RBI's draft norms on prudential exposure limits for cooperative banks issued
The Reserve Bank of India (RBI) on Monday (December 30) released a draft circular on limits on exposure to single and group borrowers/parties, large exposures and revision in priority sector lending targets for primary (urban) co-operative banks (UCBs) for feedback and suggestions.
Mumbai: The Reserve Bank of India (RBI) on Monday (December 30) released a draft circular on limits on exposure to single and group borrowers/parties, large exposures and revision in priority sector lending targets for primary (urban) co-operative banks (UCBs) for feedback and suggestions.
The central bank's circular stipulates that the prudential exposure limits for UCBs for a single borrower/party and a group of connected borrowers/parties shall be 10 per cent and 25 per cent, respectively, of their Tier I capital and that at least 50 per cent of their loan portfolio shall comprise loans not more than Rs 25 lakh per borrower/party.
"The target for loans and advances to priority sector for UCBs shall stand increased to 75 per cent of adjusted net bank credit or credit equivalent amount of off-balance sheet exposure, whichever is higher, by March 31, 2023," the circular said.
An appropriate glide path is proposed to be provided to UCBs for compliance with the aforesaid norms/limits/targets.
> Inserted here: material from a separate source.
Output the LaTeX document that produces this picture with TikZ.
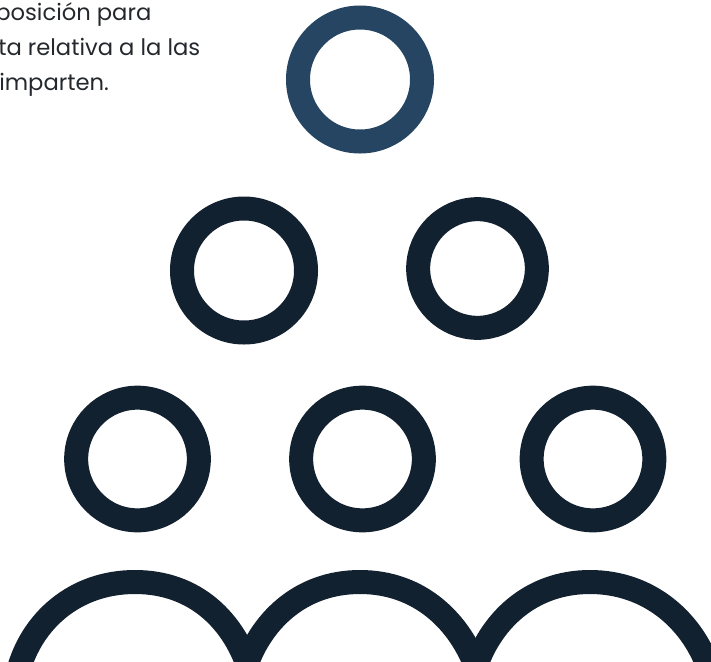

The above measures are expected to reduce the credit concentration risk of the UCBs and promote financial inclusion.
Notably, the comments on the draft circular may be forwarded to the RBI by January 20, 2020 to:
The Chief General Manager
Department of Regulation
Reserve Bank of India
C-7, 1st & 2nd Floor
Bandra Kurla Complex, Bandra (E)
Mumbai – 400051
The comments can also be forwarded by email with the subject line “Limits on exposure to single and group borrowers/parties and large exposures and Revision in priority sector lending targets - UCBs”.
The RBI move comes after the recent Punjab and Maharashtra Cooperative (PMC) Bank fraud which left thousands of depositors clamouring for withdrawals amid reports of major financial irregularities, failure of internal control and systems of the bank, and wrong or under-reporting of its exposures under various off-site surveillance reports.